People often ask me if I’m happy. I hate it when people ask me this. Because, frankly, I think it’s a pretty absurd question. It seems to bundle up the complexities of living in the world into something rather simplistic. The way that the question is posed, makes it perform an elaborate bait and switch whereby a temporary emotional state (“I am happy right now”) gets magically transmuted into an existential state (“I am happy [full stop]”). Granted, as we’ve established, my friends tell me that I’m depressing.

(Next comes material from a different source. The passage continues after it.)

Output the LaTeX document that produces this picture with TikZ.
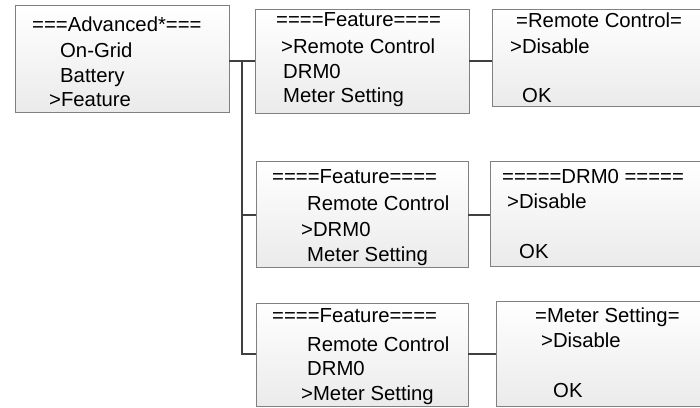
\documentclass[tikz,border=0pt]{standalone}
\usepackage{fontspec}
\setmainfont{Liberation Sans}
\begin{document}
\begin{tikzpicture}[x=1pt,y=-1pt,
  screen/.style={draw=black!50, line width=0.8pt, top color=white, bottom color=black!8, inner sep=0pt},
  txt/.style={anchor=base west, inner sep=0pt, font=\fontsize{20.3}{24}\selectfont},
  link/.style={draw=black!75, line width=1.4pt}]
\useasboundingbox (0,0) rectangle (700,407);
\clip (0,0) rectangle (700,407);
% boxes
\node[screen, minimum width=214pt, minimum height=107pt] (A) at (122,58.5) {};
\node[screen, minimum width=214pt, minimum height=104pt] (B1) at (362,61) {};
\node[screen, minimum width=220pt, minimum height=97pt] (C1) at (602,57.5) {};
\node[screen, minimum width=212pt, minimum height=106pt] (B2) at (362,214) {};
\node[screen, minimum width=222pt, minimum height=105pt] (C2) at (601,213.5) {};
\node[screen, minimum width=212pt, minimum height=103pt] (B3) at (362,354.5) {};
\node[screen, minimum width=216pt, minimum height=105pt] (C3) at (604,353.5) {};
% texts A
\node[txt] (a1) at (32,31) {===Advanced*===};
\node[txt] (a2) at (60,57) {On-Grid};
\node[txt] (a3) at (60,82) {Battery};
\node[txt] (a4) at (49,106) {>Feature};
% texts B1
\node[txt] (b11) at (276,26) {====Feature====};
\node[txt] (b12) at (281,53) {>Remote Control};
\node[txt] (b13) at (283,78) {DRM0};
\node[txt] (b14) at (283,102) {Meter Setting};
% texts C1
\node[txt] (c11) at (516,27) {=Remote Control=};
\node[txt] (c12) at (510,53) {>Disable};
\node[txt] (c13) at (522,102) {OK};
% texts B2
\node[txt] (b21) at (272,183) {====Feature====};
\node[txt] (b22) at (307,210) {Remote Control};
\node[txt] (b23) at (301,236) {>DRM0};
\node[txt] (b24) at (307,261) {Meter Setting};
% texts C2
\node[txt] (c21) at (502,183) {=====DRM0 =====};
\node[txt] (c22) at (507,208) {>Disable};
\node[txt] (c23) at (519,258) {OK};
% texts B3
\node[txt] (b31) at (272,322) {====Feature====};
\node[txt] (b32) at (307,351) {Remote Control};
\node[txt] (b33) at (307,375) {DRM0};
\node[txt] (b34) at (301,400) {>Meter Setting};
% texts C3
\node[txt] (c31) at (535,322) {=Meter Setting=};
\node[txt] (c32) at (541,347) {>Disable};
\node[txt] (c33) at (553,397) {OK};
% connectors
\coordinate (j1) at (242,61);
\coordinate (j2) at (242,215);
\coordinate (j3) at (242,354);
\draw[link] (A.east |- j1) -- (j1) -- (B1.west |- j1);
\draw[link] (j1) -- (j3) -- (B3.west |- j3);
\draw[link] (j2) -- (B2.west |- j2);
\draw[link] (B1.east |- j1) -- (C1.west |- j1);
\draw[link] (B2.east |- j2) -- (C2.west |- j2);
\draw[link] (B3.east |- j3) -- (C3.west |- j3);
\end{tikzpicture}
\end{document}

It seems to me that one of the things that many people are wrestling with at the end of 2016 is the unsettling of this existential state. Mass culture constantly berates us with the message “be happy”- a message which is usually fixed to a command that in order to “be happy” we need to buy something, have something, or look a certain way. But as 2016 comes to a close it seems that people are starting to wonder about what it means to “be happy” in a world where the forces of xenophobia, misogyny, and kleptocracy are on the rise. Even as the message “keep smiling…be happy” continues to be blared from the mass culture apparatus. After all, one of the major things that the normalization of xenophobia and misogyny accomplishes is that it allows people to feel as though they can go back to being “happy” in the midst of such horrors.
2016 was a sledgehammer of a year. It has mightily battered the optimistic edifice of happiness and the simplistic faith in progress. But I would argue that one of the lessons to take away from 2016 is that we should not rush to reconstruct these flimsy ideologies. After all, it was that religious commitment to optimism and that devout belief in progress that made many people so unable to see what was happening in 2016 until it was too late. As we move forward into 2017, we shouldn’t obsess over being happy, or optimistic – such moves serve to distract us from where we really are and from what’s really going on.
It’s okay not to be happy.
It’s okay to be worried.
And it’s okay to admit it.
What follows is a true story:
2016 was a bad year.
2017 might be worse.
And that “might” only becomes an “is” and then a “was” if we do nothing.
So let me end 2016 with another favorite line from Max Horkheimer:
“Because we are still permitted to live, we are under an obligation to do something.”